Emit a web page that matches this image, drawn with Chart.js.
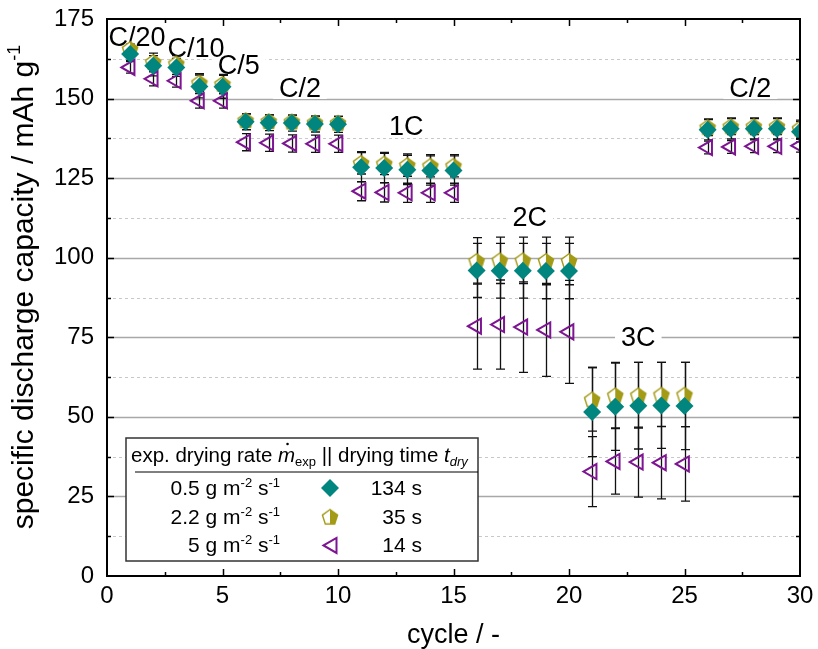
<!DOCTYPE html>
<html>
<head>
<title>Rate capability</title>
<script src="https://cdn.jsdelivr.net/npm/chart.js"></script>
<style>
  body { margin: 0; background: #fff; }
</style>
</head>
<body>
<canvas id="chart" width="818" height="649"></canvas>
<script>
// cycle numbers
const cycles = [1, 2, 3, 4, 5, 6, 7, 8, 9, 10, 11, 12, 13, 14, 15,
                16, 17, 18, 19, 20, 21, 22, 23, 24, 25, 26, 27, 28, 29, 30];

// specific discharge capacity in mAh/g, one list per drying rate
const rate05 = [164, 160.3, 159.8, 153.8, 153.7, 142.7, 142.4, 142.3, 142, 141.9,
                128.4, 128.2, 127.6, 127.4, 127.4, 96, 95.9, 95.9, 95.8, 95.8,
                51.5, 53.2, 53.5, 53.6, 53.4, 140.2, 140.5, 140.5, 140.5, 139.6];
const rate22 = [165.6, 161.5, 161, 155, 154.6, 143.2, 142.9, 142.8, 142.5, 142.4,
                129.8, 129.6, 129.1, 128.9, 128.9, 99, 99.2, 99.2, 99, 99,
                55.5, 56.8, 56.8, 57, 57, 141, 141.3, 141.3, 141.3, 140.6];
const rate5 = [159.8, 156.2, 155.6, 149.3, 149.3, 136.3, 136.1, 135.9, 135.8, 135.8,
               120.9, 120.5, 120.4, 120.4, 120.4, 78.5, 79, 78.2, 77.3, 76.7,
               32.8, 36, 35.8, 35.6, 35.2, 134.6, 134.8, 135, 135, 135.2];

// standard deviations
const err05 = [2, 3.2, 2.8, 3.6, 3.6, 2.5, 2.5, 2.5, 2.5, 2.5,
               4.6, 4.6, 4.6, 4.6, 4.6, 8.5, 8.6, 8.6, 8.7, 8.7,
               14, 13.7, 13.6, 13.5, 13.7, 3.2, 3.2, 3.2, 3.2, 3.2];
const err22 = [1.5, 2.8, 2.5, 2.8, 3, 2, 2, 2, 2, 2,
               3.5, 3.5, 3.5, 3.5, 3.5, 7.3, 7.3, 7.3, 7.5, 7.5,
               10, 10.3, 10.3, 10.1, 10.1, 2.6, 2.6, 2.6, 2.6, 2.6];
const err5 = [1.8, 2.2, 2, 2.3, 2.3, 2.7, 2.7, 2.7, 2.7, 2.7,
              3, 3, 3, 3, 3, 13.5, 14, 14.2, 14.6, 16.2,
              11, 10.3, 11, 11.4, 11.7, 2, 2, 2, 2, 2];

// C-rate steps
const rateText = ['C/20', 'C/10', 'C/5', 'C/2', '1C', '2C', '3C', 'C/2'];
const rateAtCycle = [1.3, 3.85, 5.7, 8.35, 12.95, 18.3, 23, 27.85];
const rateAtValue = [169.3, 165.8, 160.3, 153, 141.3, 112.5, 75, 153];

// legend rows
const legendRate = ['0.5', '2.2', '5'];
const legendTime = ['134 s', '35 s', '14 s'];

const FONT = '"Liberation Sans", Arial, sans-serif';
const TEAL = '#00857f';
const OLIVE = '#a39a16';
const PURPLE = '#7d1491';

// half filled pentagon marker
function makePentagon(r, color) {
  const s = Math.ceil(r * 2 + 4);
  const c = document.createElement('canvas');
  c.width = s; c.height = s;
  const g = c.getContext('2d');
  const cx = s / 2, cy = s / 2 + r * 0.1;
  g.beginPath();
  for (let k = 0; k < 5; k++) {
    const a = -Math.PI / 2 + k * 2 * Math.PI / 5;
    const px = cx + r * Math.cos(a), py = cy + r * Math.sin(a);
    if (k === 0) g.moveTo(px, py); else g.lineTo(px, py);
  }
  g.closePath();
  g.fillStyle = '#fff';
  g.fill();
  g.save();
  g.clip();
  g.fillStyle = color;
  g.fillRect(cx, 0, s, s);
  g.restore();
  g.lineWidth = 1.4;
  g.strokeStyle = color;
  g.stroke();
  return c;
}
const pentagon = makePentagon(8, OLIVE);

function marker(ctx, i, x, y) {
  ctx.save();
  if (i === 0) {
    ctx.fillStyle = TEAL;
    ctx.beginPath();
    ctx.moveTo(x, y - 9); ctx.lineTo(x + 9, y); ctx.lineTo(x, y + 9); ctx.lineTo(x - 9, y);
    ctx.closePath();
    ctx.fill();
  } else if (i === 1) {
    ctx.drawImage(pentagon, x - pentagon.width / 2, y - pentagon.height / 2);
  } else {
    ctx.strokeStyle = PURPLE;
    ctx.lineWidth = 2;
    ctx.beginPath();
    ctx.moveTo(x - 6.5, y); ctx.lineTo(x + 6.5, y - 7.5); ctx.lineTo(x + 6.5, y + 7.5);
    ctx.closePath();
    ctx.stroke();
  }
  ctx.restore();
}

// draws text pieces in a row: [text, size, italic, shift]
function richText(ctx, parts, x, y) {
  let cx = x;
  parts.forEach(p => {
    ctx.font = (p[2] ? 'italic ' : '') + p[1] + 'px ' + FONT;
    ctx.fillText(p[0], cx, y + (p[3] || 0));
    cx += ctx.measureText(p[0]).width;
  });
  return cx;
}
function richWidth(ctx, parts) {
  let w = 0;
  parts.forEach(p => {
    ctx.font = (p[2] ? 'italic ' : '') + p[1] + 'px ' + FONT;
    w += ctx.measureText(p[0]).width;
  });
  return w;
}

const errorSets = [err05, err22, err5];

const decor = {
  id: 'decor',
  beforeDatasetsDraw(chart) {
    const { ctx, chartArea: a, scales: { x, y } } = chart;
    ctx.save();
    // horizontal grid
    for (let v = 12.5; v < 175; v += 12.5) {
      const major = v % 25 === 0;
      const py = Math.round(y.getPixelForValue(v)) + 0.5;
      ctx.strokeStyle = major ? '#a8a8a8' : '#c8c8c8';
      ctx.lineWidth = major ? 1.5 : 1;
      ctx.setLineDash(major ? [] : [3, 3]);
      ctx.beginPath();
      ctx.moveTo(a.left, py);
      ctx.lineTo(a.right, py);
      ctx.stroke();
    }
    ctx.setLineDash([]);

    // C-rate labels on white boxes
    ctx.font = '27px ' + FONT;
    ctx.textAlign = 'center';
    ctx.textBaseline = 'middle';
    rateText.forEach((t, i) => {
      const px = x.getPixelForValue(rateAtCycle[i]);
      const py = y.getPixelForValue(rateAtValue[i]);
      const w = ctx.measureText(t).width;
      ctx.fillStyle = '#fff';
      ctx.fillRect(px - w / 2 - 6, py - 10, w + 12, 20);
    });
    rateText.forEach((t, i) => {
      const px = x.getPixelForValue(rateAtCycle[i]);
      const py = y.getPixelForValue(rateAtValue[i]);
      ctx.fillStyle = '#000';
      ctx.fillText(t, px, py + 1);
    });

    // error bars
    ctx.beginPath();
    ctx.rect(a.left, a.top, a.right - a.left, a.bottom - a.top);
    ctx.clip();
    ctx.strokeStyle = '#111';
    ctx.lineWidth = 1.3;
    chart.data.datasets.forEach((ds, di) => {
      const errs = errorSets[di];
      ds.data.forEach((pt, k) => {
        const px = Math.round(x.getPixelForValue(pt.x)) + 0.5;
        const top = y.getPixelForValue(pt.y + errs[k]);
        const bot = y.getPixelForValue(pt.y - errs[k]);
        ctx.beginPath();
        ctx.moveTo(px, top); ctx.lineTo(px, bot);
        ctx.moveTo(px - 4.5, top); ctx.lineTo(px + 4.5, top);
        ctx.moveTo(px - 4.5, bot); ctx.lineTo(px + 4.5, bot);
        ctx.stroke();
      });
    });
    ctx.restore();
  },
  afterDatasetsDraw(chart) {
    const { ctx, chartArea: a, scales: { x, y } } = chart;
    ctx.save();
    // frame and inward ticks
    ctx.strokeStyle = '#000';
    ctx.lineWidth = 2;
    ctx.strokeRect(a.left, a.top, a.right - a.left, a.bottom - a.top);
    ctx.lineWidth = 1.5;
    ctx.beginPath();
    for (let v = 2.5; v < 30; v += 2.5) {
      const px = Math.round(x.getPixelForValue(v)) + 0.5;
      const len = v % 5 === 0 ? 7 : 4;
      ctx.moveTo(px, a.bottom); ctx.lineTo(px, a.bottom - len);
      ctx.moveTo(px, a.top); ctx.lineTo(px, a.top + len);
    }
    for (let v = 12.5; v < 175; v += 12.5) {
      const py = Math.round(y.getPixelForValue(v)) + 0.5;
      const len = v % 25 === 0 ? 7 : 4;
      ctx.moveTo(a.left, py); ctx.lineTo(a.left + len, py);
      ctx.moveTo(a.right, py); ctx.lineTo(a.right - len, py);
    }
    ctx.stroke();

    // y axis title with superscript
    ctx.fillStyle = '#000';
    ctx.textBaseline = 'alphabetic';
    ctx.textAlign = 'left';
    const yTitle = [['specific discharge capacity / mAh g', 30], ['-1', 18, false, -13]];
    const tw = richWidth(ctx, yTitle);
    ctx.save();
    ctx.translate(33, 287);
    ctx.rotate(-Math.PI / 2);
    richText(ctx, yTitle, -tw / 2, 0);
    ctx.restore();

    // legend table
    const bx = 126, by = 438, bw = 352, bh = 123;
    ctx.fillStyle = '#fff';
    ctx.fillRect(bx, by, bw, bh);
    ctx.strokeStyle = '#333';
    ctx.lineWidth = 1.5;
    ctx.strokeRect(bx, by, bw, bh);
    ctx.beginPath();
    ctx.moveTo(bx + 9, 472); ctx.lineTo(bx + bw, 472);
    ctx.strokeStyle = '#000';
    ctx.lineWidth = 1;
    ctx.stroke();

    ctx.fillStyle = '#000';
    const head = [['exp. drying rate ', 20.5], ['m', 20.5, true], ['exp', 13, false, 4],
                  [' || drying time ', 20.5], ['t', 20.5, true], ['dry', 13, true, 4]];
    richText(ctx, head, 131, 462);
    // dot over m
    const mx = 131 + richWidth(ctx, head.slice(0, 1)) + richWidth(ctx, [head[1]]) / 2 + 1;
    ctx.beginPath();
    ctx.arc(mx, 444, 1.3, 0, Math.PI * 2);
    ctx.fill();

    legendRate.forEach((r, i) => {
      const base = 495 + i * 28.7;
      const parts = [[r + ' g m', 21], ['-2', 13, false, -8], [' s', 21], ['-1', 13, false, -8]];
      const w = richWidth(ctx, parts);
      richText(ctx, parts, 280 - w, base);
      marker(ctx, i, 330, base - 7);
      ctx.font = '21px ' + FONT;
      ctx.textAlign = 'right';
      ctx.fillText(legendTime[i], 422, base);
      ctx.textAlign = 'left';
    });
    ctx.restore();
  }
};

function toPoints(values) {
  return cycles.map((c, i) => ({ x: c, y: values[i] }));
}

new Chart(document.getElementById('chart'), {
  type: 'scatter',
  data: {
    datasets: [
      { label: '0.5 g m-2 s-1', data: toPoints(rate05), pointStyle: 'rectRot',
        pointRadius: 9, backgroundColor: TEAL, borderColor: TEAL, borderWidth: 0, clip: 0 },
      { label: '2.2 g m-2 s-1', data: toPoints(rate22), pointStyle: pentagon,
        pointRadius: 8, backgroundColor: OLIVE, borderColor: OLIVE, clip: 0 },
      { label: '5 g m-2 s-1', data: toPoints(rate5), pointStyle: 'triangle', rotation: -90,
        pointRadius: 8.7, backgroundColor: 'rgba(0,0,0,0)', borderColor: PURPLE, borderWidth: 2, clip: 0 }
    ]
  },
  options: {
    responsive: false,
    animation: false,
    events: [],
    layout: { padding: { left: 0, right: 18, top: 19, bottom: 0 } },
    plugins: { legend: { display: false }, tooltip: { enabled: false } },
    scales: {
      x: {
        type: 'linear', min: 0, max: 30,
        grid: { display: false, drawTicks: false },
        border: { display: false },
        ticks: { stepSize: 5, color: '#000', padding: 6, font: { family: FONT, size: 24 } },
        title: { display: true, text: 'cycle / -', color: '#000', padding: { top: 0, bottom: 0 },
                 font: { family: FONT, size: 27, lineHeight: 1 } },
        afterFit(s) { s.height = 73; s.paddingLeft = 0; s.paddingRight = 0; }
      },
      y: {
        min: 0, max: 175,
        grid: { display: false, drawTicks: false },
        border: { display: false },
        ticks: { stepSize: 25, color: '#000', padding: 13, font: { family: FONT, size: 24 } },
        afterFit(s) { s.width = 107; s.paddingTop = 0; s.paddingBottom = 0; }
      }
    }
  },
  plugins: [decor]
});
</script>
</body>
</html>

# # # # #

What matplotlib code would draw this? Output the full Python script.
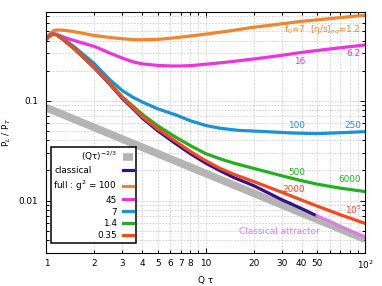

# # # # #

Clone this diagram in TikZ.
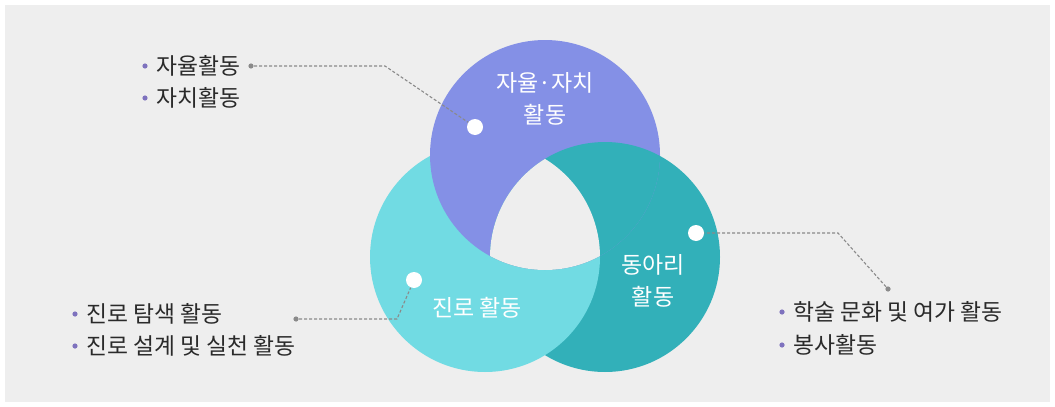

# # # # #

-- TASK PROMPT --
Give again the lines from "Emit a web page" to "32.8, 36, 35.8, 35.6, 35.2, 134.6, 134.8, 135, 135, 135.2];" exactly, both of those lines included, and do not include any pictures.

-- OUTPUT OF THE EXERCISE --
Emit a web page that matches this image, drawn with Chart.js.
<!DOCTYPE html>
<html>
<head>
<title>Rate capability</title>
<script src="https://cdn.jsdelivr.net/npm/chart.js"></script>
<style>
  body { margin: 0; background: #fff; }
</style>
</head>
<body>
<canvas id="chart" width="818" height="649"></canvas>
<script>
// cycle numbers
const cycles = [1, 2, 3, 4, 5, 6, 7, 8, 9, 10, 11, 12, 13, 14, 15,
                16, 17, 18, 19, 20, 21, 22, 23, 24, 25, 26, 27, 28, 29, 30];

// specific discharge capacity in mAh/g, one list per drying rate
const rate05 = [164, 160.3, 159.8, 153.8, 153.7, 142.7, 142.4, 142.3, 142, 141.9,
                128.4, 128.2, 127.6, 127.4, 127.4, 96, 95.9, 95.9, 95.8, 95.8,
                51.5, 53.2, 53.5, 53.6, 53.4, 140.2, 140.5, 140.5, 140.5, 139.6];
const rate22 = [165.6, 161.5, 161, 155, 154.6, 143.2, 142.9, 142.8, 142.5, 142.4,
                129.8, 129.6, 129.1, 128.9, 128.9, 99, 99.2, 99.2, 99, 99,
                55.5, 56.8, 56.8, 57, 57, 141, 141.3, 141.3, 141.3, 140.6];
const rate5 = [159.8, 156.2, 155.6, 149.3, 149.3, 136.3, 136.1, 135.9, 135.8, 135.8,
               120.9, 120.5, 120.4, 120.4, 120.4, 78.5, 79, 78.2, 77.3, 76.7,
               32.8, 36, 35.8, 35.6, 35.2, 134.6, 134.8, 135, 135, 135.2];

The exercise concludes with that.